Bad Attitude Survival Strategy

Filed under: Articles — JP Maroney @ 11:36 pm

5 Practical and Professional Ways for Dealing with the Attitudes of Other People!

By: JP Maroney 

Ever have to deal with people who have a… “Bad Attitude?” These strategies will help you maintain your own peace of mind and continue to operate at peak performance levels.

First, stay calm. Understand that getting upset and frustrated will only make matters worse. By controlling own emotions you can maintain control of the situation.

Second, listen attentively. This allows you to really understand the situation. Is the person upset with you?

Are they upset about something that’s happened? Are they just having a bad day? By listening, you can identify the root of any possible problem so you can better deal with it.

Third, ask questions to clarify any possible misunderstandings. If you don’t understand what the person is trying to say, ask questions to dig deeper.

These questions might include: “What can I do to help resolve this?” or “How do you think we might get through this?” or “What are your ideas for solving this situation?”

These questions will help you learn the other person’s point of view, and will allow them to express their feelings.

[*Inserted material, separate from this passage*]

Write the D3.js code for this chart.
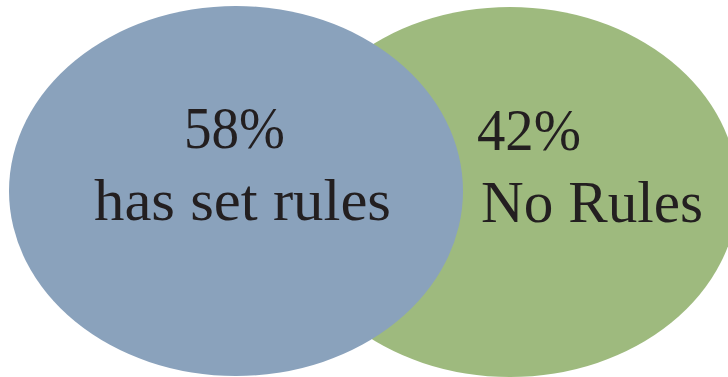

Many times, all the other person wants is an opportunity to vent their frustrations.

Fourth, learn to displace anger. Understand that you may not be the cause of the problem.

Either the person has a legitimate complaint that needs to be resolved, or they may just be having a bad day. It’s possible that you don’t do anything wrong.

If this is the case, deal with the situation, but don’t allow their negativity to drain your energy and cause you to fall into the trap of acquiring a bad attitude of your own.

Finally, if your job does not require that you interact with this person, avoid them at all costs. In other words, if you don’t have to serve them, and you don’t have to work with them, stay away from them.

This will help you prevent their bad attitude from affecting your own personal performance and peace of mind.